### Task directions
Check each line of the material. Copy those containing "that".

### Supplied data
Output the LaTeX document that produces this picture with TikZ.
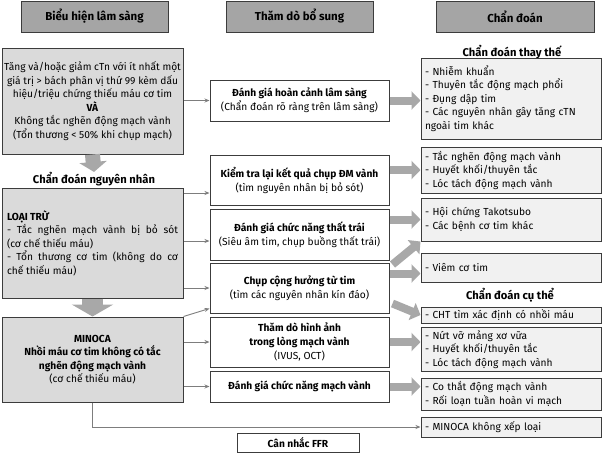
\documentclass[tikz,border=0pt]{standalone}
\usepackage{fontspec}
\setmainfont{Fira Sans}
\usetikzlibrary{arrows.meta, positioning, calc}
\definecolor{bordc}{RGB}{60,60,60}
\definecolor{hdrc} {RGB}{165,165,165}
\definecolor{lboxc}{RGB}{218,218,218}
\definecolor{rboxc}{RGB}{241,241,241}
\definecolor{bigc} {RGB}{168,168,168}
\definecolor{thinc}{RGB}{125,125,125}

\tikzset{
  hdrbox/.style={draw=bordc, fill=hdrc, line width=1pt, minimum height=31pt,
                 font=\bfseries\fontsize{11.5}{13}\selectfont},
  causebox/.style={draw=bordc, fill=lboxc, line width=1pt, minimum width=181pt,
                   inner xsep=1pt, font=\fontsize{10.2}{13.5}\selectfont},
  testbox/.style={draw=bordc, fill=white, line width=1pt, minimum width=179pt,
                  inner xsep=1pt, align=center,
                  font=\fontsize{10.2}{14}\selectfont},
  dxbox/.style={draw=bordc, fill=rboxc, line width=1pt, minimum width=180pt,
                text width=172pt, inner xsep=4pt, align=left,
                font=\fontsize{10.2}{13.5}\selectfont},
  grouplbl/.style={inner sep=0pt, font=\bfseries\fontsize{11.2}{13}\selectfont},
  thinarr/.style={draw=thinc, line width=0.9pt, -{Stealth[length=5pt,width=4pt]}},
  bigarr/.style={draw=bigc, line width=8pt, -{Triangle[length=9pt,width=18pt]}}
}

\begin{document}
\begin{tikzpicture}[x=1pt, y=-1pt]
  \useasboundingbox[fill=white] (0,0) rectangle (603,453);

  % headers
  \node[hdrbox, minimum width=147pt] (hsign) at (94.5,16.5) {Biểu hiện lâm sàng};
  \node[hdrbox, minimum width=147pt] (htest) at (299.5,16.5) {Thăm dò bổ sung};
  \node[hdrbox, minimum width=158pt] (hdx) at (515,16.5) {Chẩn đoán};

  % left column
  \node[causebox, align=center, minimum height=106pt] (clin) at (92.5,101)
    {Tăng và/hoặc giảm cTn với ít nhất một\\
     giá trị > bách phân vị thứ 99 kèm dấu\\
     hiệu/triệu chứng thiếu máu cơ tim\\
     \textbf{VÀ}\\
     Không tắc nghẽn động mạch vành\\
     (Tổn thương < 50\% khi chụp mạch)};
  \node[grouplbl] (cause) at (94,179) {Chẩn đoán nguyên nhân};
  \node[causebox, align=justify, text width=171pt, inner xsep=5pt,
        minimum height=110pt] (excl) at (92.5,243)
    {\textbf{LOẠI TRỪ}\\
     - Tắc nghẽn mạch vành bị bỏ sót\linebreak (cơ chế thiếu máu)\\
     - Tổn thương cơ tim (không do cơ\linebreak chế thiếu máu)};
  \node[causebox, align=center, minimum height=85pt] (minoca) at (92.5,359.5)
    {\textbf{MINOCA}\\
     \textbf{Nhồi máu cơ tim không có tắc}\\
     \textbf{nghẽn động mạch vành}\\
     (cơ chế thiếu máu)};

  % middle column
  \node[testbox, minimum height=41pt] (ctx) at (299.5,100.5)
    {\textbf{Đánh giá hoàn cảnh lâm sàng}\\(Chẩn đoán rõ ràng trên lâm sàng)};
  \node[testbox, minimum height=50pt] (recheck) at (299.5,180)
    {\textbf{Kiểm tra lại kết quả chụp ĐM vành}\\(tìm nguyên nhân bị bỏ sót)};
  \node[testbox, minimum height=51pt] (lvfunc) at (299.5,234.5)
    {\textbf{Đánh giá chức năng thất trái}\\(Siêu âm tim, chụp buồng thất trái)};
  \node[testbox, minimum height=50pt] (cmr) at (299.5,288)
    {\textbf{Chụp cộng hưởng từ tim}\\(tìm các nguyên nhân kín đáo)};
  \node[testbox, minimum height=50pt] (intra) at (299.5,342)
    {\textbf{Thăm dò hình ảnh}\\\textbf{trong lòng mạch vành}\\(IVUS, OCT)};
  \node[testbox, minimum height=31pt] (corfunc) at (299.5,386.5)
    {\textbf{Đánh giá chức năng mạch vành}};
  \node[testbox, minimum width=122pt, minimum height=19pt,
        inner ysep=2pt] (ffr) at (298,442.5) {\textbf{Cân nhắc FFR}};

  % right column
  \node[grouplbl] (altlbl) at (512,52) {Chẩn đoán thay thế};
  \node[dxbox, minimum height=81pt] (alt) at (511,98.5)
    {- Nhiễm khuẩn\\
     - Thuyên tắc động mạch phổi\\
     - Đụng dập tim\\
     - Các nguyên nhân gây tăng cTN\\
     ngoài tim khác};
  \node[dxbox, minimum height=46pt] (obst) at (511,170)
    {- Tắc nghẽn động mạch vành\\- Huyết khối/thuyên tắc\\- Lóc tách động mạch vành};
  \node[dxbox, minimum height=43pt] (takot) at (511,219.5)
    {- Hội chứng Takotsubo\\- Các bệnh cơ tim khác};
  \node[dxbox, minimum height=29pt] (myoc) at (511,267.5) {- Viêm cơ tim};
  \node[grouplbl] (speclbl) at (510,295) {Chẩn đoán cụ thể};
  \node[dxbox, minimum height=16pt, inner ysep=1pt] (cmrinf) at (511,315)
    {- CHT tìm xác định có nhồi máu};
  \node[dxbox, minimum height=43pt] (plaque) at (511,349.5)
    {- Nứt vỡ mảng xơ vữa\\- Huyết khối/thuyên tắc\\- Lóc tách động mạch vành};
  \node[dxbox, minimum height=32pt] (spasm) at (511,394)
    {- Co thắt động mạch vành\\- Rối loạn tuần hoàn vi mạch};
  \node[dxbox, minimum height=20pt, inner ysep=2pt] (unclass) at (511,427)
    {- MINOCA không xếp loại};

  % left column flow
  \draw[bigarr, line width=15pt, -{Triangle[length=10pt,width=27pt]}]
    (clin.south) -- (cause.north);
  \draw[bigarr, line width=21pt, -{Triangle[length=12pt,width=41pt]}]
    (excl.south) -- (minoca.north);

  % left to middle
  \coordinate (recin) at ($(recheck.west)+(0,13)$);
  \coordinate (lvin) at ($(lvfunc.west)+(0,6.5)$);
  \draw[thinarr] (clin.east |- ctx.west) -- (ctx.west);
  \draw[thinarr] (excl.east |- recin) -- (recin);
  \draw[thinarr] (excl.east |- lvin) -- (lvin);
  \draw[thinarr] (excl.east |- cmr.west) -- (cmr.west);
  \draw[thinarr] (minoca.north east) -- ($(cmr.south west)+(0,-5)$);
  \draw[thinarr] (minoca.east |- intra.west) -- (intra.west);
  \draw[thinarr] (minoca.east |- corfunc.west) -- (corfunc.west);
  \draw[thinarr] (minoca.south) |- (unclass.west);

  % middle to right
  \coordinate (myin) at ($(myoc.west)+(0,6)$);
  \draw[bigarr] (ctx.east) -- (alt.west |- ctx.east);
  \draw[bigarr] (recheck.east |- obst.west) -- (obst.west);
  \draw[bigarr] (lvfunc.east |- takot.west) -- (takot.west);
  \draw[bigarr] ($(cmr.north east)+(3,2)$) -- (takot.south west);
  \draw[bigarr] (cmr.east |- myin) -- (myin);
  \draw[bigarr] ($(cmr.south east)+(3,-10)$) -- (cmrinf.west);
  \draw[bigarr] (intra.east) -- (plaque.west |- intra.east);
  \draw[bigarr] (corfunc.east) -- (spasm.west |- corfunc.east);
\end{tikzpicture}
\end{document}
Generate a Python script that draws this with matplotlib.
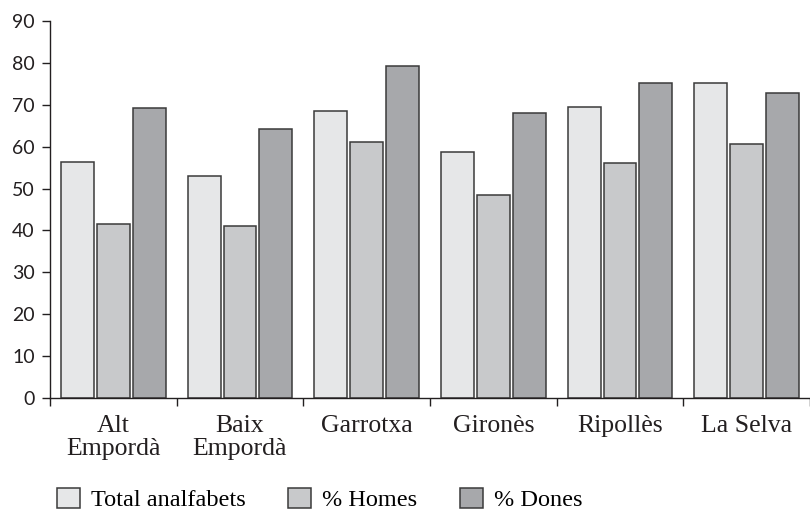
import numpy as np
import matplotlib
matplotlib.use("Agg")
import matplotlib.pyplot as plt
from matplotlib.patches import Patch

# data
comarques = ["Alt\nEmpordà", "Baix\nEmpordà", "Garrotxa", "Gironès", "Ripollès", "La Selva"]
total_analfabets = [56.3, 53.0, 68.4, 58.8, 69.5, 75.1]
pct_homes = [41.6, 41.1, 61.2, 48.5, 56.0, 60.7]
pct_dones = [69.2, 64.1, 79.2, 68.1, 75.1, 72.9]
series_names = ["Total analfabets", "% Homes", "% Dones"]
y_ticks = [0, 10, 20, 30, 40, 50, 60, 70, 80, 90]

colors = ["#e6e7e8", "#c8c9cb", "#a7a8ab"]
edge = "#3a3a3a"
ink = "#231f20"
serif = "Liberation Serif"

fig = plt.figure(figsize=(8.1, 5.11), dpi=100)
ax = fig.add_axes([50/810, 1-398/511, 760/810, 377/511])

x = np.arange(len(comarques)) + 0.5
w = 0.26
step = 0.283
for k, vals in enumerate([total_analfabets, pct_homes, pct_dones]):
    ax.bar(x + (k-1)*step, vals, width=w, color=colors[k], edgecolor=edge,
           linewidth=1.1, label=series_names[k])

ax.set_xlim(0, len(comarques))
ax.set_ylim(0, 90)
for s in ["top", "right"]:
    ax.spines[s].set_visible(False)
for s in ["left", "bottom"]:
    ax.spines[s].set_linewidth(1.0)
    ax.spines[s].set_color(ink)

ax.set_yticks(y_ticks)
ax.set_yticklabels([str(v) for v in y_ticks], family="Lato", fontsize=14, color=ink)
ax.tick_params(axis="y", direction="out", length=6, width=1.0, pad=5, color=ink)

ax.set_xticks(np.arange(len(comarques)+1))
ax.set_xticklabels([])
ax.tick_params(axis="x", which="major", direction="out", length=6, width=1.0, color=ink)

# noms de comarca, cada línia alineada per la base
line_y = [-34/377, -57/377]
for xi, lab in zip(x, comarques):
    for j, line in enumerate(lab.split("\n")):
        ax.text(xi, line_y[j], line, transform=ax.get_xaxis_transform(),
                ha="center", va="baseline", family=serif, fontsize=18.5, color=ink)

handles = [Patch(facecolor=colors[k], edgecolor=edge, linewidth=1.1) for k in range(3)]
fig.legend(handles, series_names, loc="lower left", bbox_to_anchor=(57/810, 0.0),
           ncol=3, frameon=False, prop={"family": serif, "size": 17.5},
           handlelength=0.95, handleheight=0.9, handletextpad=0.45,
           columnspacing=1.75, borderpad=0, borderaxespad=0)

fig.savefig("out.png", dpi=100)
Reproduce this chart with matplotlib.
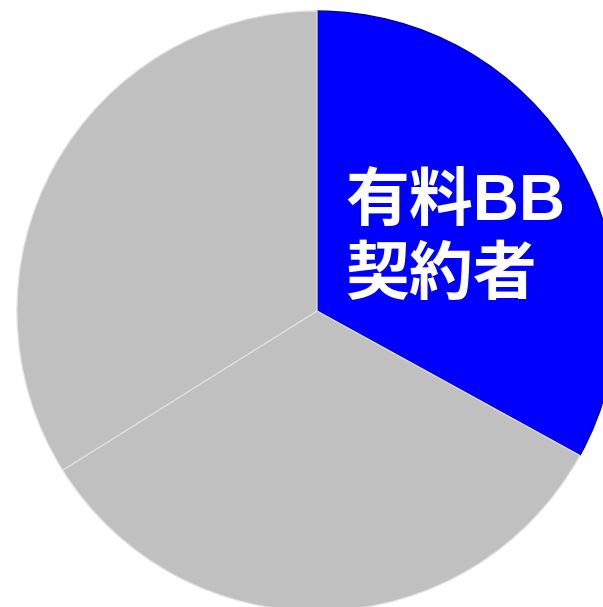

### Response
Output the LaTeX document that produces this picture with TikZ.
Generate a Python script that draws this with matplotlib.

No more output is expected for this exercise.